Employment outlook deteriorates in Czech Republic

The employment outlook deteriorated modestly in Q4’19, according to the latest quarterly report of Manpower, a recruitment firm. Only 4% of respondents said they would increase employment, down by 3pps y/y, while 2% said they would decrease personnel, up 1pp y/y. The net employment outlook remained positive, at +2pps, but it fell by 4pps y/y. In seasonally adjusted terms, the employment outlook decreased by 1pp q/q, also to +2pps, reaching its lowest level since Q2’18. The largest share of employers are still not going to change their employment policy though, reaching a total of 93% in Q4’19.

This time, the employment outlook declined across the board when company size is compared. In seasonally adjusted terms, only medium-sized companies (50-249 people) reported an improvement, up by 3pps q/q. As usual, medium-sized and large companies were the only ones to report a stronger net employment outlook, at +10pps (down 5pps y/y) and +18pps (down 12pps y/y), respectively. Across the country, Moravia seems be doing better than the rest of the country, which we believe is mostly due to Brno, which houses a lot of IT companies, which always draw additional personnel. Even there, the net employment outlook was only +4pps, lower by 2pps y/y, though higher by as much as 8pps q/q (sa). The situation is not much better in the sector breakdown, as most sectors reported a decline in annual terms, except restaurants and hotels, where the outlook was still negative, at -3pps, but better by 4pps y/y. There was a decline across the board in quarterly terms as well, even when accounting for seasonal factors.

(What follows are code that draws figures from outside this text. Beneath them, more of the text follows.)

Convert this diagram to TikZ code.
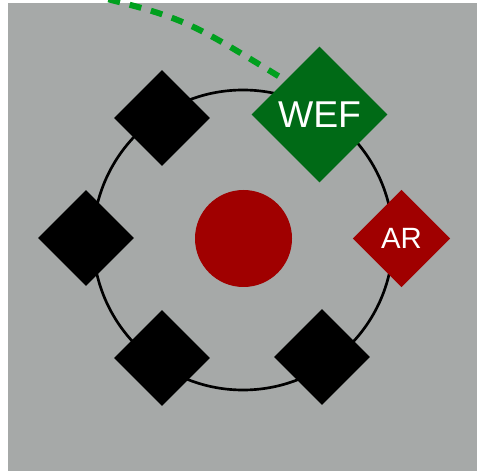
\documentclass[tikz,border=0pt]{standalone}
\usepackage{fontspec}
\setmainfont{Liberation Sans}
\usetikzlibrary{shapes.geometric}

\definecolor{bggray}{RGB}{166,169,168}
\definecolor{wefgreen}{RGB}{0,106,22}
\definecolor{linkgreen}{RGB}{0,160,30}
\definecolor{arred}{RGB}{160,0,0}

\begin{document}
\begin{tikzpicture}[x=0.75pt,y=0.75pt,yscale=-1,xscale=1,
    blkbox/.style={diamond, fill=black, inner sep=0pt, minimum size=72pt},
    lbl/.style={text=white, font=\fontsize{#1}{#1}\selectfont}]
    \useasboundingbox (0,0) rectangle (477,473);
    
    %Shape: Rectangle [id:background] 
    \fill[bggray] (8,3) rectangle (477,470.5);
    %Shape: Circle [id:ring] 
    \draw[line width=2pt] (243,240) circle (150);
    
    %Shape: Circle [id:core] 
    \node (core) [circle, fill=arred, inner sep=0pt, minimum size=72.75pt] at (243.5,238.5) {};
    %Shape: Diamond [id:nwbox] 
    \node (nwbox) [blkbox] at (162,118) {};
    %Shape: Diamond [id:wbox] 
    \node (wbox) [blkbox] at (86,238) {};
    %Shape: Diamond [id:swbox] 
    \node (swbox) [blkbox] at (162,358) {};
    %Shape: Diamond [id:sebox] 
    \node (sebox) [blkbox] at (322,357) {};
    %Shape: Diamond [id:wef] 
    \node (wef) [diamond, fill=wefgreen, inner sep=0pt, minimum size=102pt, lbl=28] at (319.5,114.5) {WEF};
    %Shape: Diamond [id:ar] 
    \node (ar) [diamond, fill=arred, inner sep=0pt, minimum size=73pt, lbl=22] at (401.5,238.5) {AR};
    
    %Curve Lines [id:link] 
    \coordinate (linkend) at (70,-10);
    \begin{scope}
    \clip (0,0) rectangle (477,473);
    \draw[linkgreen, line width=4.5pt, dash pattern=on 9pt off 7.5pt, shorten <=6pt] (wef.north west) .. controls (182,17) .. (linkend);
    \end{scope}
    
\end{tikzpicture}
\end{document}
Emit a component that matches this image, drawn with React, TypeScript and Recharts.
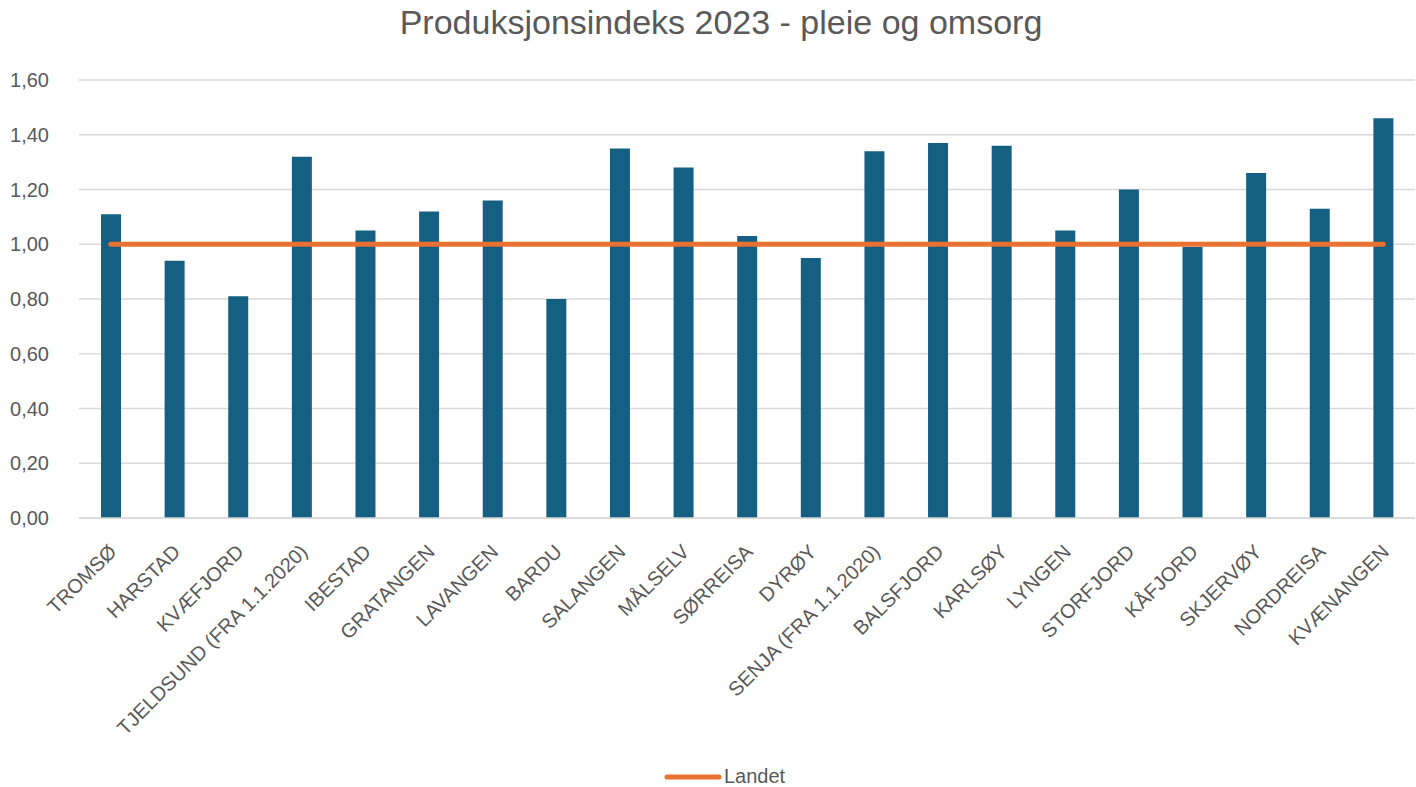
import { ComposedChart, Bar, Line, XAxis, YAxis, CartesianGrid, Legend } from 'recharts';

const kommuner = [
  'TROMSØ', 'HARSTAD', 'KVÆFJORD', 'TJELDSUND (FRA 1.1.2020)', 'IBESTAD', 'GRATANGEN',
  'LAVANGEN', 'BARDU', 'SALANGEN', 'MÅLSELV', 'SØRREISA', 'DYRØY', 'SENJA (FRA 1.1.2020)',
  'BALSFJORD', 'KARLSØY', 'LYNGEN', 'STORFJORD', 'KÅFJORD', 'SKJERVØY', 'NORDREISA', 'KVÆNANGEN',
];

const indeks = [
  1.11, 0.94, 0.81, 1.32, 1.05, 1.12, 1.16, 0.80, 1.35, 1.28, 1.03,
  0.95, 1.34, 1.37, 1.36, 1.05, 1.20, 0.99, 1.26, 1.13, 1.46,
];

const landet = kommuner.map(() => 1.0);

const yTicks = [0, 0.2, 0.4, 0.6, 0.8, 1.0, 1.2, 1.4, 1.6];

const data = kommuner.map((name, i) => ({ name, indeks: indeks[i], landet: landet[i] }));

const FONT = '"Liberation Sans", Arial, sans-serif';
const TEXT_COLOR = '#595959';

const fmt = (v: number) => v.toFixed(2).replace('.', ',');

const KommuneTick = ({ x, y, payload }: any) => (
  <g transform={`translate(${x + 7},${y + 35})`}>
    <text
      x={0}
      y={0}
      textAnchor="end"
      transform="rotate(-45)"
      fill={TEXT_COLOR}
      fontSize={20}
      fontFamily={FONT}
    >
      {payload.value}
    </text>
  </g>
);

const LegendContent = () => (
  <div style={{ display: 'flex', alignItems: 'center', justifyContent: 'center', marginLeft: 34, paddingTop: 8 }}>
    <svg width={58} height={10}>
      <line x1={3} y1={5} x2={55} y2={5} stroke="#E97132" strokeWidth={5} strokeLinecap="round" />
    </svg>
    <span style={{ fontFamily: FONT, fontSize: 20, color: TEXT_COLOR, marginLeft: 2 }}>Landet</span>
  </div>
);

export default function App() {
  return (
    <div style={{ position: 'absolute', left: 0, top: 0, width: 1416, height: 787, background: '#fff' }}>
      <div
        style={{
          position: 'absolute',
          top: 3,
          left: 0,
          width: 1442,
          textAlign: 'center',
          fontFamily: FONT,
          fontSize: 34,
          color: TEXT_COLOR,
        }}
      >
        Produksjonsindeks 2023 - pleie og omsorg
      </div>
      <ComposedChart
        width={1416}
        height={787}
        data={data}
        margin={{ top: 80, right: 1, left: 0, bottom: 0 }}
        barSize={20}
      >
        <CartesianGrid vertical={false} stroke="#d9d9d9" strokeWidth={1.5} />
        <XAxis
          dataKey="name"
          interval={0}
          height={239}
          tickSize={0}
          tickMargin={0}
          axisLine={{ stroke: '#d9d9d9', strokeWidth: 1.5 }}
          tickLine={false}
          tick={<KommuneTick />}
        />
        <YAxis
          width={79}
          domain={[0, 1.6]}
          ticks={yTicks}
          tickFormatter={fmt}
          axisLine={false}
          tickLine={false}
          tickMargin={24}
          tick={{ fill: TEXT_COLOR, fontSize: 20, fontFamily: FONT }}
        />
        <Legend verticalAlign="bottom" height={30} content={<LegendContent />} />
        <Bar dataKey="indeks" fill="#156082" isAnimationActive={false} legendType="none" />
        <Line
          dataKey="landet"
          stroke="#E97132"
          strokeWidth={5}
          strokeLinecap="round"
          dot={false}
          activeDot={false}
          isAnimationActive={false}
        />
      </ComposedChart>
    </div>
  );
}
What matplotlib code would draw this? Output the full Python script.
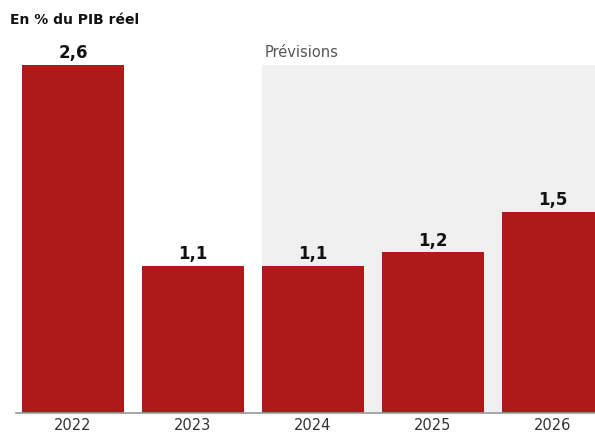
import matplotlib.pyplot as plt

years = ['2022', '2023', '2024', '2025', '2026']
growth = [2.6, 1.1, 1.1, 1.2, 1.5]
labels = ['2,6', '1,1', '1,1', '1,2', '1,5']
forecast_start = 2  # index of first forecast year

red = '#AE1A1A'
plt.rcParams['font.family'] = ['DejaVu Sans']

fig = plt.figure(figsize=(5.95, 4.32), dpi=100)
ax = fig.add_axes([0, 0, 1, 1])

x = list(range(len(years)))
w = 0.85

# shaded forecast area
ax.fill_between([forecast_start - w / 2, 10], 0, 2.6, color='#F0F0F0', zorder=0, linewidth=0)
ax.text(forecast_start - w / 2 + 0.02, 2.64, 'Prévisions', fontsize=10.5,
        color='#555555', ha='left', va='bottom')

ax.bar(x, growth, width=w, color=red, zorder=2)
for xi, v, lab in zip(x, growth, labels):
    ax.annotate(lab, (xi, v), xytext=(0, 2), textcoords='offset points',
                ha='center', va='bottom', fontsize=12, fontweight='bold', color='#111111')

for xi, yr in zip(x, years):
    ax.text(xi, -0.097, yr, ha='center', va='center', fontsize=10.5, color='#333333')

# baseline
ax.plot([-0.475, 10], [0, 0], color='#999999', linewidth=1.2, zorder=3)

fig.text(10 / 595, 1 - 20 / 432, 'En % du PIB réel', fontsize=10, fontweight='bold',
         ha='left', va='center', color='#111111')

ax.set_xlim(-0.608, 4.35)
ax.set_ylim(-0.142, 3.086)
ax.axis('off')

fig.savefig('out.png', dpi=100)
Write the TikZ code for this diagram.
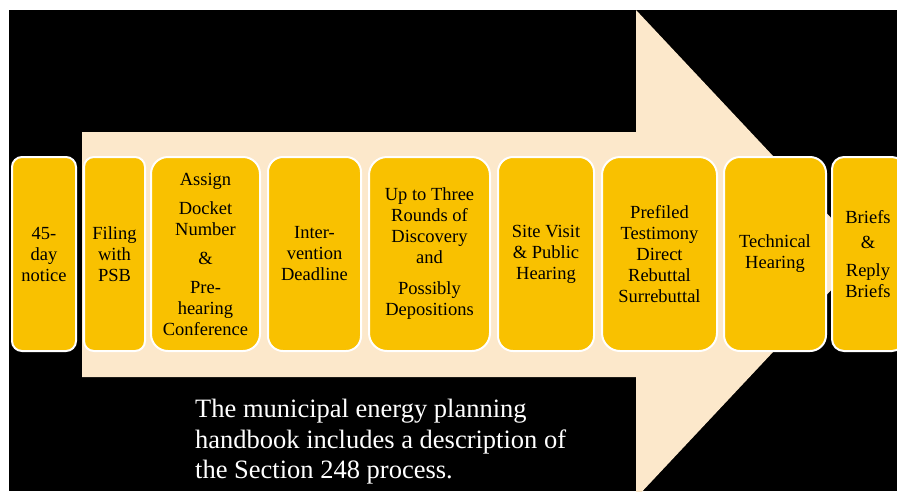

Overall, the labor market is going to see slower employment growth, which is not something surprising at this point. Employment has been growing slowly even in times with stronger economic activity, mostly because of acute labor shortages. With external demand likely to deteriorate further, incentives to employ new personnel will decrease. We continue to believe that it will actually have positive effects initially, helping employers reduce labor cost growth somewhat. However, labor shortages will keep wages growing at a robust rate for some time more, so the effect won’t be that noticeable at first.